Yes, times they are changing.


----------



## mechagouki (Nov 30, 2007)

I like most steel IBOCs and that is a cool looking one, love that fork. A period correct, mounted level seat would really compliment the bike (IMHO).

I'd ditch the reflectors and get a helpful wrench at your LBS to remove that redundant piece of clear plastic from your rear wheel.

Thanks for posting.


----------



## outside! (Mar 15, 2006)

mechagouki said:


> get a helpful wrench at your LBS to remove that redundant piece of clear plastic from your rear wheel..


Or get some dikes and take the pie plate out in pieces while drinking a beer. I third the v-brakes recommendation, they just work better for longer with less trouble.


----------



## longhaultrucker (Jan 24, 2007)

My LBS here in the new town had one of these in the shop for sale last week (might still be there),dirt cheap. Said a dude just left it (needing a front wheel and cables) and a mid '90s Diamond Back (frame/fork only) in the parking lot for trash/donation. Both are CHEAP and have been made ridable buy a skilled mech-dude,and did I mention are CHEAP (he said "no one wants em,they're not new..."). MAN do I wish I had the dogh to buy one of em!

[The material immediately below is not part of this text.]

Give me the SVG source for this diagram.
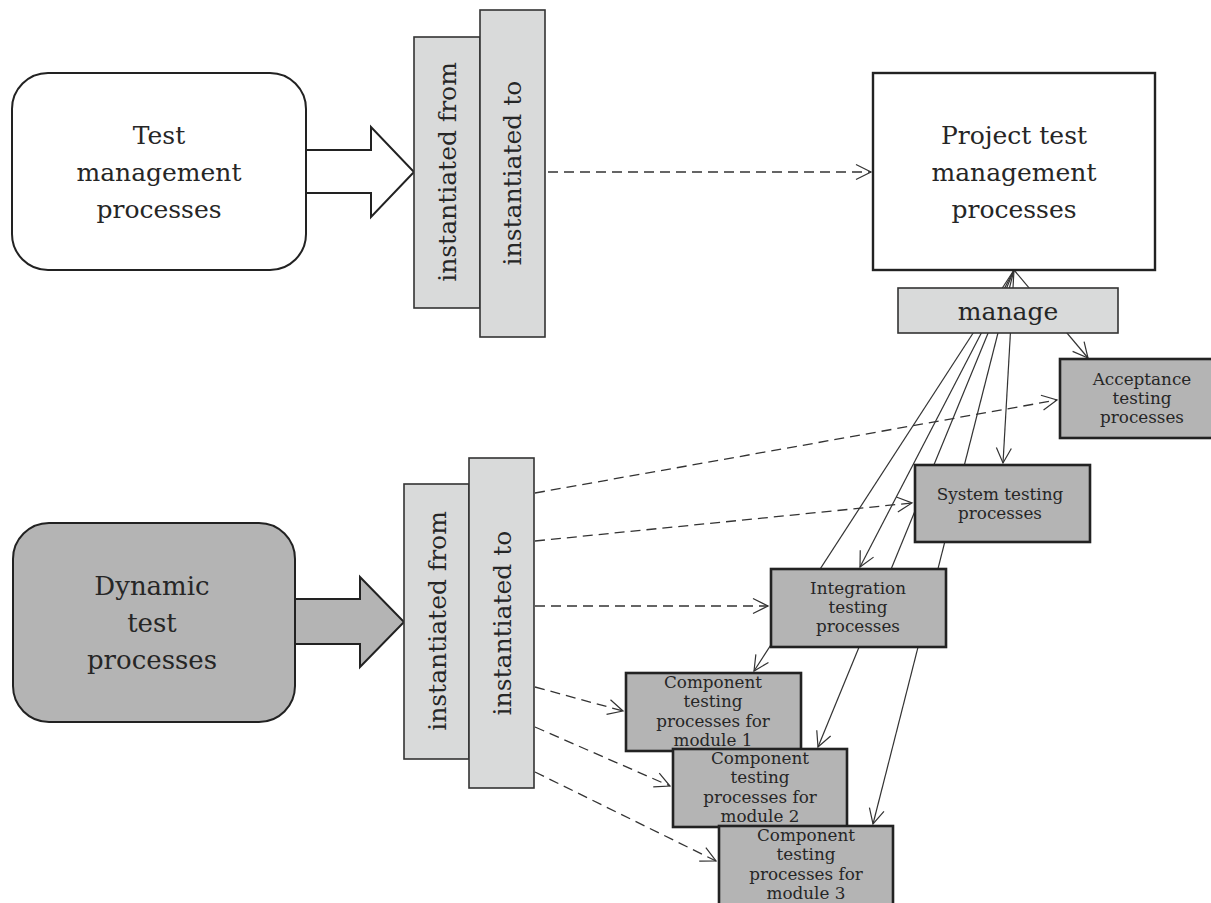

Nice score,Brother,and welcome back to riding. Sweet looking piece of history I'd love to own and roll down the trail :thumbsup:


----------



## dt400rider (Mar 26, 2011)

I have one that I need to put some tires on it. Reading this post is motivating me to get it done.
Not sure of the year on mine. I can't post pictures yet. But will soon.


----------



## Caffeine Powered (Mar 31, 2005)

We sold tons of them in Texas. Solid trail bike and many were raced too. My first race MTB was an earlier version with a U-brake.


----------



## mtnbiker72 (Jan 22, 2007)

My first real mountain bike was a IBOC Comp from the early 90"s (purchased in 1992 but was a closeout model). I rode the crap out of that bike.


----------



## was8v (Apr 27, 2005)

Hi! I too have an '89 IBOC, mine is the "team" model, Tange Prestige frame I built up recently with later '91 XT and DX kit.









There's some history here although no catalogue scan of your bike. MOMBAT: Mongoose History


----------



## rudymexico (Aug 14, 2010)

looks really good


----------



## guywitharitchey (Nov 29, 2011)

Offer the pie plate to the gods by fire and you will be granted years of gnarly singletrack. 


S.I.M.B.S


----------



## Miguello (Aug 21, 2011)

The only bad thing about going to V brakes would be changing the brake levers. That IBOC probably has shifters built into the brake lever base, which will make it difficult to do. You can't simply install V brakes on a bike with cantilevers, the levers have the wrong leverage/cable pull to make them work correctly. It could end up having less stopping power, despite the intent. A nice set of Koolstop brake shoes might be the best option.


----------



## girlonbike (Apr 24, 2008)

I hope he's figured it out since October of 2011.


----------



## Miguello (Aug 21, 2011)

Me too.  Just thought I would say "something" since no one else seemed to remember Cantilever brake levers and V brakes don't get along very well. I found an IBOC on ebay, and came across this thread searching them.


----------